--- begin ---

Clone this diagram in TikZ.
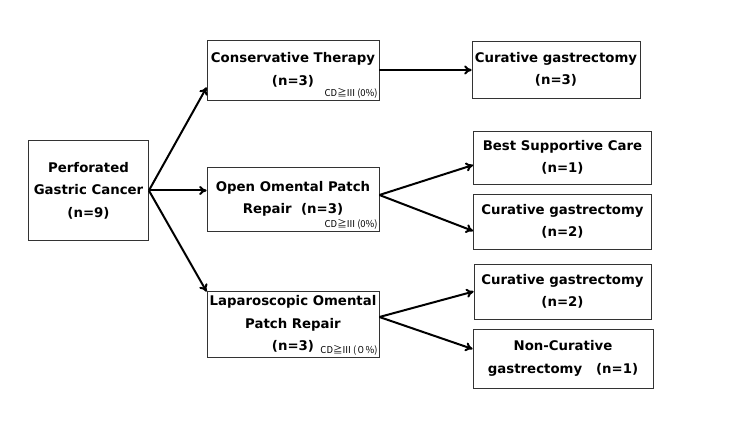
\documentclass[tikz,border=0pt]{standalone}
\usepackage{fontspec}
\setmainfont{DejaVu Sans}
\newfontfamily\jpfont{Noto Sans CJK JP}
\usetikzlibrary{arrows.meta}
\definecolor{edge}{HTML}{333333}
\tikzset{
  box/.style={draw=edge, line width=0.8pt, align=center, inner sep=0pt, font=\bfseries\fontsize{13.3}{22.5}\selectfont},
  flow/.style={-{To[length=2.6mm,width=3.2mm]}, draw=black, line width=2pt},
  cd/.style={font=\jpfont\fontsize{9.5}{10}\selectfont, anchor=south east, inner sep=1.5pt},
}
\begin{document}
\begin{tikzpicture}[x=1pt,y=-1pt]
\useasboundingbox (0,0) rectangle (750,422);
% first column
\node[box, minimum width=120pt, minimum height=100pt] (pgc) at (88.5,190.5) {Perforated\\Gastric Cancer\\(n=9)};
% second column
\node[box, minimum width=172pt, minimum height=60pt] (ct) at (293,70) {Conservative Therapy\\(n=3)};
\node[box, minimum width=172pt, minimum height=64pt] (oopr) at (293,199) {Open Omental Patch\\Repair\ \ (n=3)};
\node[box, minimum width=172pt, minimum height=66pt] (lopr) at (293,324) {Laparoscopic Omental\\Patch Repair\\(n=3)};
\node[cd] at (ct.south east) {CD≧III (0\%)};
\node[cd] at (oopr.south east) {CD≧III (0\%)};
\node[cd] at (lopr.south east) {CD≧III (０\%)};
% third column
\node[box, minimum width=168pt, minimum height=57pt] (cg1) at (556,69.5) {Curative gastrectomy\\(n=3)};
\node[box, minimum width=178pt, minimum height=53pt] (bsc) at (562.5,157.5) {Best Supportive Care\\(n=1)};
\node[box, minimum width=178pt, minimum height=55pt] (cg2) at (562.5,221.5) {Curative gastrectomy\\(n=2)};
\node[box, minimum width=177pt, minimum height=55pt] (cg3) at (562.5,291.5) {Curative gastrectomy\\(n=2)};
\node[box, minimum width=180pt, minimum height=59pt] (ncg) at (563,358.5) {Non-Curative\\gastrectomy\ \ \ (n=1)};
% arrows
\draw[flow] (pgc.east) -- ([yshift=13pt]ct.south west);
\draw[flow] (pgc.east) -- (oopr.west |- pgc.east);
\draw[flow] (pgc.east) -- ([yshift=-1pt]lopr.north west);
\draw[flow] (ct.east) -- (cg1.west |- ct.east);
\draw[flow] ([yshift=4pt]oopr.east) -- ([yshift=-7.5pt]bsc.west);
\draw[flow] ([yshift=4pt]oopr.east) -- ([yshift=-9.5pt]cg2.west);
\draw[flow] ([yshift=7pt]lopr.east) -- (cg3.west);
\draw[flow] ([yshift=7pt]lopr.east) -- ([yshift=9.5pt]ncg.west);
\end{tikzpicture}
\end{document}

--- end ---

Write out the material above again, word for word, minus its pictures.

Task output:
Clone this diagram in TikZ.
\documentclass[tikz,border=0pt]{standalone}
\usepackage{fontspec}
\setmainfont{DejaVu Sans}
\newfontfamily\jpfont{Noto Sans CJK JP}
\usetikzlibrary{arrows.meta}
\definecolor{edge}{HTML}{333333}
\tikzset{
  box/.style={draw=edge, line width=0.8pt, align=center, inner sep=0pt, font=\bfseries\fontsize{13.3}{22.5}\selectfont},
  flow/.style={-{To[length=2.6mm,width=3.2mm]}, draw=black, line width=2pt},
  cd/.style={font=\jpfont\fontsize{9.5}{10}\selectfont, anchor=south east, inner sep=1.5pt},
}
\begin{document}
\begin{tikzpicture}[x=1pt,y=-1pt]
\useasboundingbox (0,0) rectangle (750,422);
% first column
\node[box, minimum width=120pt, minimum height=100pt] (pgc) at (88.5,190.5) {Perforated\\Gastric Cancer\\(n=9)};
% second column
\node[box, minimum width=172pt, minimum height=60pt] (ct) at (293,70) {Conservative Therapy\\(n=3)};
\node[box, minimum width=172pt, minimum height=64pt] (oopr) at (293,199) {Open Omental Patch\\Repair\ \ (n=3)};
\node[box, minimum width=172pt, minimum height=66pt] (lopr) at (293,324) {Laparoscopic Omental\\Patch Repair\\(n=3)};
\node[cd] at (ct.south east) {CD≧III (0\%)};
\node[cd] at (oopr.south east) {CD≧III (0\%)};
\node[cd] at (lopr.south east) {CD≧III (０\%)};
% third column
\node[box, minimum width=168pt, minimum height=57pt] (cg1) at (556,69.5) {Curative gastrectomy\\(n=3)};
\node[box, minimum width=178pt, minimum height=53pt] (bsc) at (562.5,157.5) {Best Supportive Care\\(n=1)};
\node[box, minimum width=178pt, minimum height=55pt] (cg2) at (562.5,221.5) {Curative gastrectomy\\(n=2)};
\node[box, minimum width=177pt, minimum height=55pt] (cg3) at (562.5,291.5) {Curative gastrectomy\\(n=2)};
\node[box, minimum width=180pt, minimum height=59pt] (ncg) at (563,358.5) {Non-Curative\\gastrectomy\ \ \ (n=1)};
% arrows
\draw[flow] (pgc.east) -- ([yshift=13pt]ct.south west);
\draw[flow] (pgc.east) -- (oopr.west |- pgc.east);
\draw[flow] (pgc.east) -- ([yshift=-1pt]lopr.north west);
\draw[flow] (ct.east) -- (cg1.west |- ct.east);
\draw[flow] ([yshift=4pt]oopr.east) -- ([yshift=-7.5pt]bsc.west);
\draw[flow] ([yshift=4pt]oopr.east) -- ([yshift=-9.5pt]cg2.west);
\draw[flow] ([yshift=7pt]lopr.east) -- (cg3.west);
\draw[flow] ([yshift=7pt]lopr.east) -- ([yshift=9.5pt]ncg.west);
\end{tikzpicture}
\end{document}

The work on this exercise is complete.